━━━ DATA LINES ━━━

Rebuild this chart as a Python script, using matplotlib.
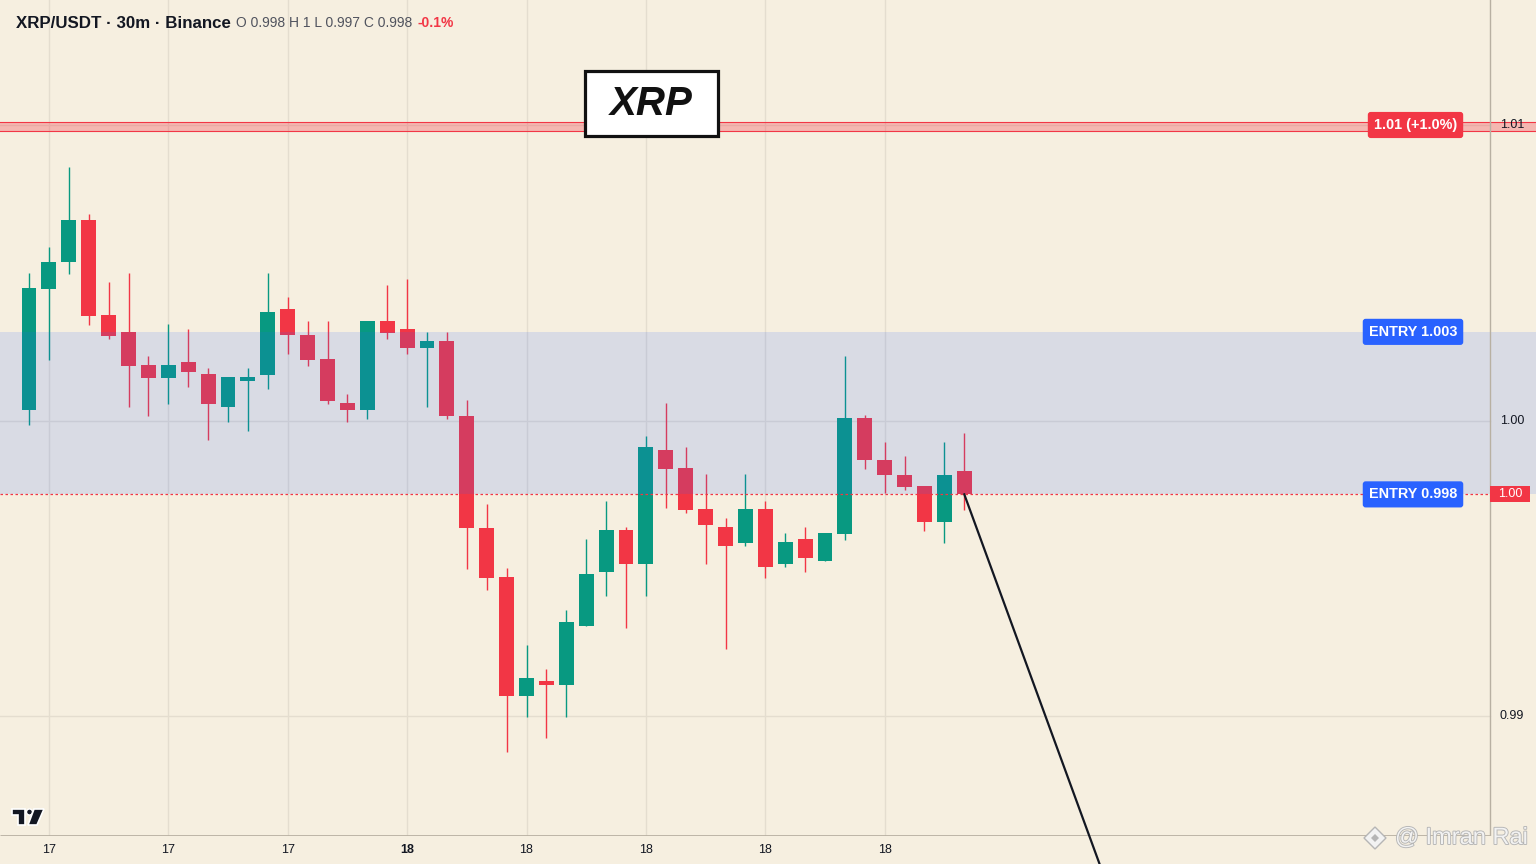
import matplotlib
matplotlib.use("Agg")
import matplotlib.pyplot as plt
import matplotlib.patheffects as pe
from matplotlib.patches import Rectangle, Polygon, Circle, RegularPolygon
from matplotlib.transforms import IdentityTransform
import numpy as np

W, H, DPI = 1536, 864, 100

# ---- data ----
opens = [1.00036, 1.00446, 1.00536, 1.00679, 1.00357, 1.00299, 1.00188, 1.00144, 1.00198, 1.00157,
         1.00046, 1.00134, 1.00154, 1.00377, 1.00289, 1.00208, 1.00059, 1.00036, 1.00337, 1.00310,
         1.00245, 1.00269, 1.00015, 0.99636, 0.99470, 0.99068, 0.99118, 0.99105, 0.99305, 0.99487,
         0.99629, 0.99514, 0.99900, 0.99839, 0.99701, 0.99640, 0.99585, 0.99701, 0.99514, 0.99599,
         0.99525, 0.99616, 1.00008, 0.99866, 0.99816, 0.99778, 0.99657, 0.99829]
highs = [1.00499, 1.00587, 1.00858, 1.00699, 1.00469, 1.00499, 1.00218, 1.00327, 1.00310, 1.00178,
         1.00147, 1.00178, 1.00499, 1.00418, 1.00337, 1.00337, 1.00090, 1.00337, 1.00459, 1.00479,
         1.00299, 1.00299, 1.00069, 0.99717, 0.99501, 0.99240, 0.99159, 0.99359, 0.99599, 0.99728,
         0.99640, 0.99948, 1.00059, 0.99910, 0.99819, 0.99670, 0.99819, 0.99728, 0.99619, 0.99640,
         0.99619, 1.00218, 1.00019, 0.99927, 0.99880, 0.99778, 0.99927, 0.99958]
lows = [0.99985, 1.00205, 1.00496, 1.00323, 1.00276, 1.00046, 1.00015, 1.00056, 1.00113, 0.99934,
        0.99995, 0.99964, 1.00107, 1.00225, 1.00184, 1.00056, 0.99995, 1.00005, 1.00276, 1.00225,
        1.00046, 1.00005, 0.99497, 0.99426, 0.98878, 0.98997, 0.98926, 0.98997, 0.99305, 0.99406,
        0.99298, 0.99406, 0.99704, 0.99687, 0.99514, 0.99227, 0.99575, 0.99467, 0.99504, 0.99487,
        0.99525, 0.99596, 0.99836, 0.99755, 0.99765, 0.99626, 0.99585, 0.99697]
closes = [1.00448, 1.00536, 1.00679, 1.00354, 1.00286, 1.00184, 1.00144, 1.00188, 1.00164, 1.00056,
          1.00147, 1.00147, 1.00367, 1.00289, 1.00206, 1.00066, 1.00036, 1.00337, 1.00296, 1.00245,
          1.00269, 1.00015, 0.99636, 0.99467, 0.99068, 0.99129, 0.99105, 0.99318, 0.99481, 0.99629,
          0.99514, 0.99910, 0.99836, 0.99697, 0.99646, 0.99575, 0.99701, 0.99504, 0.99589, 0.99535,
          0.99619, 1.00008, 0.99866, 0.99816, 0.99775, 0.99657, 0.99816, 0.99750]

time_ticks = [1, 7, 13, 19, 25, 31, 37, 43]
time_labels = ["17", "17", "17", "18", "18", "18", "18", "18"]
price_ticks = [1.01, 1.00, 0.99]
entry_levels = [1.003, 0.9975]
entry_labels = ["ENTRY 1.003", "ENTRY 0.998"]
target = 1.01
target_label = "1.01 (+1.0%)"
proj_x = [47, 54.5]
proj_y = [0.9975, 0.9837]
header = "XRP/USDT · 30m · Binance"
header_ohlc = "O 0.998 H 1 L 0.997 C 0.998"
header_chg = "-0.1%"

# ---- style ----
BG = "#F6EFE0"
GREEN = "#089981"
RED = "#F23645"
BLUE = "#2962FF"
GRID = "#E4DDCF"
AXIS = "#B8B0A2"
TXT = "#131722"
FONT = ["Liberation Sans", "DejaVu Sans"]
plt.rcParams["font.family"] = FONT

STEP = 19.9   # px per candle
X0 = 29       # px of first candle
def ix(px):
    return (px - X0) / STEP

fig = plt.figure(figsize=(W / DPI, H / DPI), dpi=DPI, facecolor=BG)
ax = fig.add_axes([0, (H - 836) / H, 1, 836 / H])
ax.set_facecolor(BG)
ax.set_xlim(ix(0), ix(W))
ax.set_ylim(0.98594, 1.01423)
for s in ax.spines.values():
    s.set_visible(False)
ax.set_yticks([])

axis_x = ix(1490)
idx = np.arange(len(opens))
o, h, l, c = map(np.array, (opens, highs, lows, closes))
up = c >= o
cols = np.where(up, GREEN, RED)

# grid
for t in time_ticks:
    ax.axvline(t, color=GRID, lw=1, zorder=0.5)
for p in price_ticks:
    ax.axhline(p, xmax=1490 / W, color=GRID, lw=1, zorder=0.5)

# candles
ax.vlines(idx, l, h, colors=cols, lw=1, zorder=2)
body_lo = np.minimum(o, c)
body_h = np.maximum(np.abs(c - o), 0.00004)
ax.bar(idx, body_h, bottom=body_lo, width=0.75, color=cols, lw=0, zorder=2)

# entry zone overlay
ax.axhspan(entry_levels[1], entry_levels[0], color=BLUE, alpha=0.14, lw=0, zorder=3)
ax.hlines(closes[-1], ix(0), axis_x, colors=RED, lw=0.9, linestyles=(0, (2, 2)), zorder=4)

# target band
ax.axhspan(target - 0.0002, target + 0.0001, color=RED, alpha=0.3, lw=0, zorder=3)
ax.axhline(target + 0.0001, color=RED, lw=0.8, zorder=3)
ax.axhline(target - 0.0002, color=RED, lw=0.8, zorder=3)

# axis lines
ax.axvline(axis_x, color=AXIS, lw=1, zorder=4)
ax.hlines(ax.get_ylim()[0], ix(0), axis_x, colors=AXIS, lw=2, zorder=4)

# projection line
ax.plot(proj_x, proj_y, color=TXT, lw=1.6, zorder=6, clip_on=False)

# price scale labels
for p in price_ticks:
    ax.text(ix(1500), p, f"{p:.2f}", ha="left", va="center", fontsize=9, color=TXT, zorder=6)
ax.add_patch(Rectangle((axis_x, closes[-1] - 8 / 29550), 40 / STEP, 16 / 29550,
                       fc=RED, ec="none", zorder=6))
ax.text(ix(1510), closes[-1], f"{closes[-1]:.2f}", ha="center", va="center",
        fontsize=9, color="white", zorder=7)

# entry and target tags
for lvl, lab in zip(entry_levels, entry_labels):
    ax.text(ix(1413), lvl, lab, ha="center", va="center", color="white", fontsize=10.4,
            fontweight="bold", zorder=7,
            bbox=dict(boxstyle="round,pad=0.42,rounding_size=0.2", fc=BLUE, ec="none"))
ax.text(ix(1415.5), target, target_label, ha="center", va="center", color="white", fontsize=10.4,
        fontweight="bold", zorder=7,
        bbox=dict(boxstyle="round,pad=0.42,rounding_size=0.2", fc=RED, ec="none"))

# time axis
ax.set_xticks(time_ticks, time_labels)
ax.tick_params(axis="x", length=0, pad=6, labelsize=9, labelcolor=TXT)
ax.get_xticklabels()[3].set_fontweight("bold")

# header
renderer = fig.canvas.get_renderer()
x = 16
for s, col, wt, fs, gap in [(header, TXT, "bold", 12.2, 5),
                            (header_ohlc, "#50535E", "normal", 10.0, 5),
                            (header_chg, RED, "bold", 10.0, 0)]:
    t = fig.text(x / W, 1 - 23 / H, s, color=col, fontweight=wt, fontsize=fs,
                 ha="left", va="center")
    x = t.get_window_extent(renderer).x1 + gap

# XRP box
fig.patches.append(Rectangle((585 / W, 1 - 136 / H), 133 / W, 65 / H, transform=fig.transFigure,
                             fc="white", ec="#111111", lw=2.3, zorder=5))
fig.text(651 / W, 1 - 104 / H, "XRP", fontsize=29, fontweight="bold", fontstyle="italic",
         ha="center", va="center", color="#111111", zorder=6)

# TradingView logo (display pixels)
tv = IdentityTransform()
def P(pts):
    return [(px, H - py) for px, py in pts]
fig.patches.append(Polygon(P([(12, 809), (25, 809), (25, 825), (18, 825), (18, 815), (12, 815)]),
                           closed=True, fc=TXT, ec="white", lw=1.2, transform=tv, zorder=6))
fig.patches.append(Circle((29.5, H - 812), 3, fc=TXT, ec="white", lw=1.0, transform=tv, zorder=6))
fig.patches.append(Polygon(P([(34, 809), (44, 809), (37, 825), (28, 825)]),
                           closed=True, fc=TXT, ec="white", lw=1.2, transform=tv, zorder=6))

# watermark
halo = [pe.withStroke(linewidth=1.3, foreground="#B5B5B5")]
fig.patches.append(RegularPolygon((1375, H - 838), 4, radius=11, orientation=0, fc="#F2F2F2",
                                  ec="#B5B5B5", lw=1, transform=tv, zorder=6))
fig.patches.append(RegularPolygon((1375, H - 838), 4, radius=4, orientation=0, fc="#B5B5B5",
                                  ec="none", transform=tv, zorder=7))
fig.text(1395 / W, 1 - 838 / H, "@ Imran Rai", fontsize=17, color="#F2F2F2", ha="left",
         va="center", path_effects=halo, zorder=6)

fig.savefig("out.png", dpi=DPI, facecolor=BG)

━━━

§ TASK DESCRIPTION
From the first line above through the line containing "W, H, DPI = 1536, 864, 100", copy everything exactly, without the pictures.

§ REPLY
Rebuild this chart as a Python script, using matplotlib.
import matplotlib
matplotlib.use("Agg")
import matplotlib.pyplot as plt
import matplotlib.patheffects as pe
from matplotlib.patches import Rectangle, Polygon, Circle, RegularPolygon
from matplotlib.transforms import IdentityTransform
import numpy as np

W, H, DPI = 1536, 864, 100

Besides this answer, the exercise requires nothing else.